First a favor to ask: Yinru and Corina, could you please send me an e-mail at firstname.lastname@example.org so I can respond to your post? Gracias! Faby, do you know how to answer a post directly from the comments section of Blogger? OK, and now to today's story:
Udaipur was once the seat of a powerful kingdom, whose maharajas undertook the construction of major dams, reservoirs and palaces, and to this day the lakes remain the most attractive portion of the city. We took an early boat ride through one of them, and enjoyed the views of very attractive water palaces (private) and the impressive royal palace.

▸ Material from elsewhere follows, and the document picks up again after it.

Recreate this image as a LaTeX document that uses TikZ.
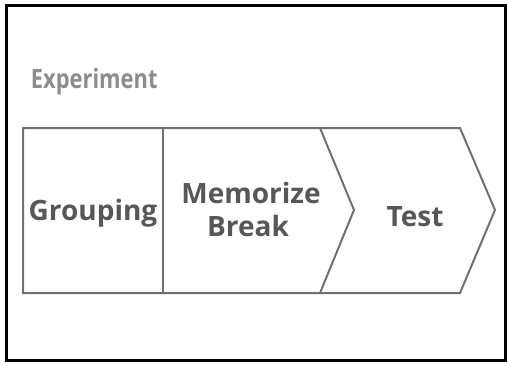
\documentclass[tikz,border=0pt]{standalone}
\usepackage{fontspec}
\setmainfont{Open Sans}
\newfontfamily\titlefont[FakeStretch=0.82]{Open Sans}
\definecolor{stepline}{HTML}{707070}
\definecolor{steptext}{HTML}{575757}
\definecolor{titlegray}{HTML}{8C8C8C}
\begin{document}
\begin{tikzpicture}[x=0.75pt,y=-0.75pt,line width=1.5pt,
    steplabel/.style={text=steptext,font=\bfseries\fontsize{21}{25}\selectfont,anchor=base,inner sep=0pt}]
  \useasboundingbox (0,0) rectangle (508,365);
  % outer frame
  \draw[line width=2.25pt] (6,5) rectangle (505,360);
  % heading
  \node[text=titlegray,font=\titlefont\bfseries\fontsize{20}{24}\selectfont,anchor=base west,inner sep=0pt]
    (title) at (30,88) {Experiment};
  % first block with the square part and the first chevron
  \draw[stepline,line join=miter] (23,128) -- (320,128) -- (354,210) -- (320,293) -- (23,293) -- cycle;
  \draw[stepline] (163,128) -- (163,293);
  % second chevron
  \draw[stepline,line join=miter] (320,128) -- (460,128) -- (495,210) -- (460,293) -- (320,293);
  % labels
  \node[steplabel] (grouping) at (93,220) {Grouping};
  \node[steplabel] (memorize) at (251,203) {Memorize};
  \node[steplabel] (break) at (248,236) {Break};
  \node[steplabel] (test) at (415,226) {Test};
\end{tikzpicture}
\end{document}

The maharaja stepped down as head of the city government shortly after the independence of India, in 1949, but remains a very rich and influential public figure (in fact, several maharajas are now members of the Indian parliament). Unfortunately, as I said yesterday, the municipality of Udaipur seems to be lethargic and has done little for the general well being of the city and its inhabitants (with the exception I will describe below). I have a theory for why this is so: Udaipur has more than its fair share of international non-profit charitable organizations, either because of the reputation of being “the Venice of India”, or because the maharaja has actively invited them to come. The end result, I think, is that the municipal authorities have adopted an attitude of living of international charity, rather than get their butts out of their municipal cushions as has been done elsewhere in India.

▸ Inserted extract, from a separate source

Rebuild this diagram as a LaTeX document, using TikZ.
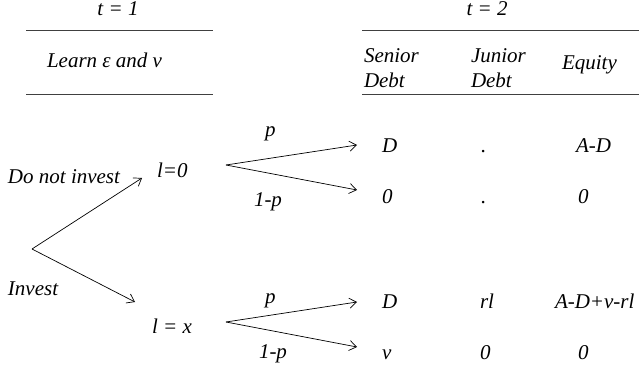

The one bright gem in the city is the old royal gardens, which are now open to the public for the sum of 5 rupees (a very modest sum, although still significant to many families. The gardens are beautifully tended, and city residents seem to enjoy strolling through them. We met a dad with his two sons, and the kids were having a good time climbing on the marble elephants and just running around. The garden was also being used as a set for the film “The Cheetah Girls”, but unfortunately we were there at lunch time so we didn’t get to see Bollywood in action (I am going to have to buy the film once it comes out).

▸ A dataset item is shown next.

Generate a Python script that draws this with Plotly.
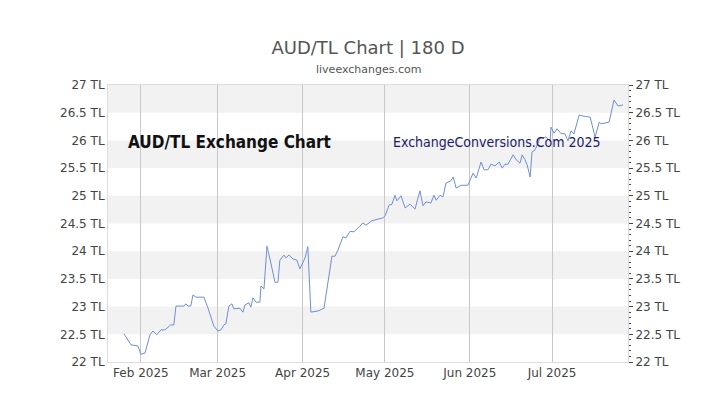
import pandas as pd
import plotly.graph_objects as go

day_offsets = [-6.2,-3.6,-1.1,0,1.5,3.3,4.4,5.8,7.3,8.8,10.9,12.0,12.8,15.7,16.4,17.2,18.2,19.0,20.1,23.0,24.5,26.6,28.1,29.2,30.3,31.0,32.1,33.2,33.9,36.1,37.2,38.0,39.4,40.1,40.9,42.0,43.4,43.8,44.9,46.0,47.4,48.9,50.0,50.7,52.2,52.9,54.0,55.5,56.9,58.0,59.9,60.9,62.0,64.6,66.8,68.2,69.7,70.8,71.9,73.7,74.8,76.3,77.7,79.2,81.0,82.1,84.3,86.5,88.3,89.1,90.5,91.6,92.7,93.4,94.9,96.4,98.2,100.0,101.8,102.9,104.0,105.8,106.9,107.7,109.1,110.2,111.3,113.1,113.9,115.0,116.8,119.3,120.1,121.2,122.3,124.1,125.2,126.6,127.7,129.2,130.7,131.8,132.8,133.9,135.8,136.9,138.3,139.1,140.1,140.9,142.0,142.7,143.8,145.6,147.8,149.3,149.6,150.7,151.8,153.3,154.7,155.8,156.9,158.0,159.9,161.3,163.9,165.7,167.2,167.9,170.8,172.6,174.1,175.9]
rates = [22.51,22.31,22.29,22.14,22.16,22.49,22.56,22.49,22.58,22.58,22.67,22.67,23.01,23.01,23.05,23.01,23.01,23.21,23.17,23.17,22.97,22.65,22.56,22.58,22.67,22.69,23.01,23.05,22.96,22.97,22.90,23.03,23.07,22.99,23.16,23.08,23.08,23.37,23.32,24.09,23.79,23.44,23.44,23.84,23.93,23.88,23.93,23.86,23.84,23.68,23.88,24.08,22.90,22.92,22.97,23.46,23.91,23.91,24.02,24.26,24.24,24.36,24.35,24.42,24.51,24.47,24.55,24.58,24.60,24.64,24.83,24.85,25.01,24.91,25.00,24.78,24.85,24.76,25.09,24.82,24.89,24.87,25.01,24.92,25.01,24.98,25.23,25.27,25.34,25.14,25.19,25.19,25.27,25.41,25.32,25.61,25.47,25.47,25.57,25.54,25.61,25.50,25.57,25.57,25.74,25.65,25.59,25.74,25.65,25.56,25.34,25.79,25.83,26.04,26.06,25.99,26.24,26.13,26.21,26.12,26.12,25.99,26.17,26.12,26.46,26.44,26.42,26.06,26.33,26.30,26.33,26.73,26.62,26.64]
month_ticks = ["2025-02-01","2025-03-01","2025-04-01","2025-05-01","2025-06-01","2025-07-01"]
month_labels = ["Feb 2025","Mar 2025","Apr 2025","May 2025","Jun 2025","Jul 2025"]
y_ticks = [22,22.5,23,23.5,24,24.5,25,25.5,26,26.5,27]
y_labels = [f"{v:g} TL" for v in y_ticks]

base = pd.Timestamp("2025-02-01")
dates = [base + pd.Timedelta(days=d) for d in day_offsets]

fig = go.Figure()
fig.add_trace(go.Scatter(x=dates, y=rates, mode="lines",
                         line=dict(color="#6f8fd8", width=1), hoverinfo="skip"))
fig.add_trace(go.Scatter(x=dates, y=rates, yaxis="y2", mode="lines",
                         line=dict(width=0), opacity=0, hoverinfo="skip"))

for lo in [22.5,23.5,24.5,25.5,26.5]:
    fig.add_shape(type="rect", xref="paper", x0=0, x1=1, yref="y", y0=lo, y1=lo+0.5,
                  fillcolor="#f2f2f2", line_width=0, layer="below")

xr = [base + pd.Timedelta(days=-12.0), base + pd.Timedelta(days=177.7)]
cond = "Liberation Sans Narrow, DejaVu Sans Condensed, sans-serif"
fig.update_layout(
    width=720, height=405, showlegend=False,
    margin=dict(l=100, r=100, t=77, b=51, autoexpand=False),
    paper_bgcolor="white", plot_bgcolor="white",
    font=dict(family="DejaVu Sans", color="#444"),
    title=dict(text="AUD/TL Chart | 180 D", x=0.5, xanchor="center", y=(405-40)/405, yanchor="middle",
               font=dict(size=18, color="#555")),
    xaxis=dict(range=xr, tickvals=month_ticks, ticktext=month_labels, showgrid=True, automargin=False,
               gridcolor="#c8c8c8", gridwidth=1, showline=True, linecolor="#ddd", mirror=True,
               tickfont=dict(size=12, color="#444"), ticks="", zeroline=False),
    yaxis=dict(range=[22,27], tickvals=y_ticks, ticktext=y_labels, showgrid=False, automargin=False,
               tickfont=dict(size=12, color="#444"), zeroline=False, ticks="",
               showline=True, linecolor="#ddd"),
    yaxis2=dict(range=[22,27], overlaying="y", side="right", tickvals=y_ticks, ticktext=y_labels,
                showgrid=False, tickfont=dict(size=12, color="#444"), zeroline=False, automargin=False,
                ticks="outside", ticklen=4, tickcolor="#444",
                minor=dict(dtick=0.1, ticks="outside", ticklen=2, tickcolor="#444"),
                showline=True, linecolor="#ddd"),
    annotations=[
        dict(text="liveexchanges.com", xref="paper", yref="paper", x=0.5, y=(405-62-77+77)/405 * 0 + (277+15)/277,
             yanchor="middle", showarrow=False, font=dict(size=11, color="#555")),
        dict(text="<b>AUD/TL Exchange Chart</b>", xref="paper", yref="y", x=0.035, y=25.98,
             xanchor="left", showarrow=False,
             font=dict(family=cond, size=17, color="#111")),
        dict(text="ExchangeConversions.Com 2025", xref="paper", yref="y", x=0.545, y=25.98,
             xanchor="left", showarrow=False,
             font=dict(family=cond, size=14, color="#1a1a6e")),
    ],
)
fig.write_html("out.html")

Another interesting visit was to a Hindu temple, where the guide took the time to explain to us the synbology of all the figures carced in the walls. Difficult to explain in just a few lines, but basically it goes from the demons in the lower portion, through the people (as in the photograph) doing everything people do, to the gods on top. I chose this photograph for its slightly x-rated content, but also because when one looks carefully at the whole string of figures carved around the temple it does indeed give you a panormaic view of Indian society in the VIII century.